Monday, January 30, 2017

EMS bicycle units on the rise, even in rural areas

Paramedic Ryan Winchell is part of a bike unit
in rural Cody, Wyo. (Associated Press photo)
Emergency medical bicycle units are beginning to crop up in the U.S., Jenni Bergal reports for Stateline. The units, which can "deliver quick emergency care by darting in and out of heavy traffic, maneuvering through large crowds or cutting across park land more nimbly than a crew in an ambulance," are largely in metropolitan areas, but have been increasingly forming in rural places, such as Cody, Wyo., 50 miles from Yellowstone National Park.

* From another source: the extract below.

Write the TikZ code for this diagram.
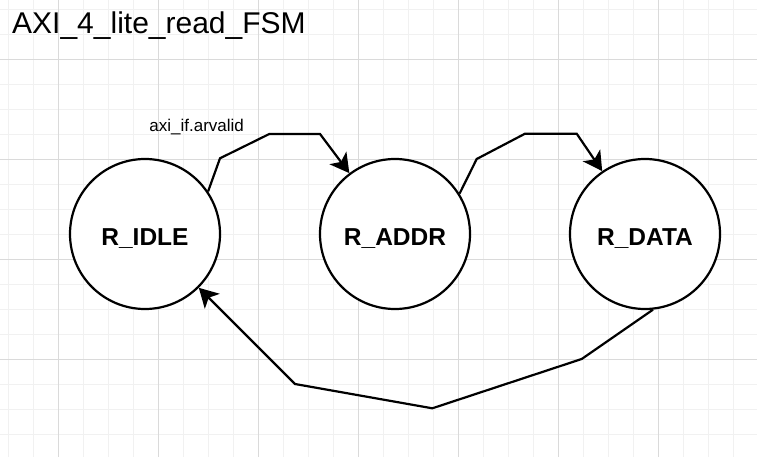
\documentclass[tikz,border=0pt]{standalone}
\usepackage{fontspec}
\setmainfont{Liberation Sans}
\usetikzlibrary{arrows.meta}
\definecolor{gridmajor}{HTML}{DADADA}
\definecolor{gridminor}{HTML}{F1F1F1}
\tikzset{
  state/.style={circle, draw=black, line width=2.2pt, fill=white, minimum size=150pt, inner sep=0pt,
    font=\fontsize{24.5}{28}\selectfont\bfseries, text height=22pt, text depth=0pt},
  trans/.style={draw=black, line width=2.2pt, line join=miter,
    -{Stealth[length=19pt, width=21pt, inset=5pt]}},
  lbl/.style={font=\fontsize{17}{20}\selectfont, inner sep=0pt},
  ttl/.style={font=\fontsize{30}{34}\selectfont, inner sep=0pt, anchor=base west}
}
\begin{document}
\begin{tikzpicture}[x=1pt,y=-1pt]
\useasboundingbox (0,0) rectangle (757,457);
\fill[white] (0,0) rectangle (757,457);
% minor grid
\foreach \gx in {8.7,33.7,...,757} {\draw[gridminor, line width=0.8pt] (\gx,0) -- (\gx,457);}
\foreach \gy in {9.3,34.3,...,457} {\draw[gridminor, line width=0.8pt] (0,\gy) -- (757,\gy);}
% major grid
\foreach \gx in {58.7,158.7,...,757} {\draw[gridmajor, line width=0.8pt] (\gx,0) -- (\gx,457);}
\foreach \gy in {59.3,159.3,...,457} {\draw[gridmajor, line width=0.8pt] (0,\gy) -- (757,\gy);}

\node[ttl] (title) at (12,33.3) {AXI\_4\_lite\_read\_FSM};

\node[state] (idle) at (145,234) {R\_IDLE};
\node[state] (addr) at (395,234) {R\_ADDR};
\node[state] (data) at (645,234) {R\_DATA};

\coordinate (a1) at (220,158.3);
\coordinate (a2) at (269.3,134);
\coordinate (a3) at (320,134);
\coordinate (b1) at (476.7,159);
\coordinate (b2) at (525,133.7);
\coordinate (b3) at (576.7,133.7);
\coordinate (c1) at (581.7,359);
\coordinate (c2) at (432.3,408.3);
\coordinate (c3) at (295,384);

\draw[trans] (idle.34) -- (a1) -- (a2) -- (a3) -- (addr);
\draw[trans] (addr.32) -- (b1) -- (b2) -- (b3) -- (data);
\draw[trans] (data.276) -- (c1) -- (c2) -- (c3) -- (idle);

\node[lbl] (cond) at (196.7,126.7) {axi\_if.arvalid};
\end{tikzpicture}
\end{document}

Ryan Winchell, a paramedic at West Park Hospital’s EMS department in Cody, said it costs less than $3,000 to set up the department with three bikes, uniforms and saddlebags, compared to as much as $280,000 for buying and equipping an ambulance, Bergal writes. The 16-member bike unit "frequently is called into action at parades and Fourth of July festivities as well as 5K and 10K trail runs."

Winchell "said he and his colleagues have a different mindset cycling to the scene than they do when they’re riding in an ambulance," Bergal writes. He told her, “You don’t have your same comfort zone of having a few minutes to think about where you’re going and what you’re going to do. It’s definitely a different kind of game.”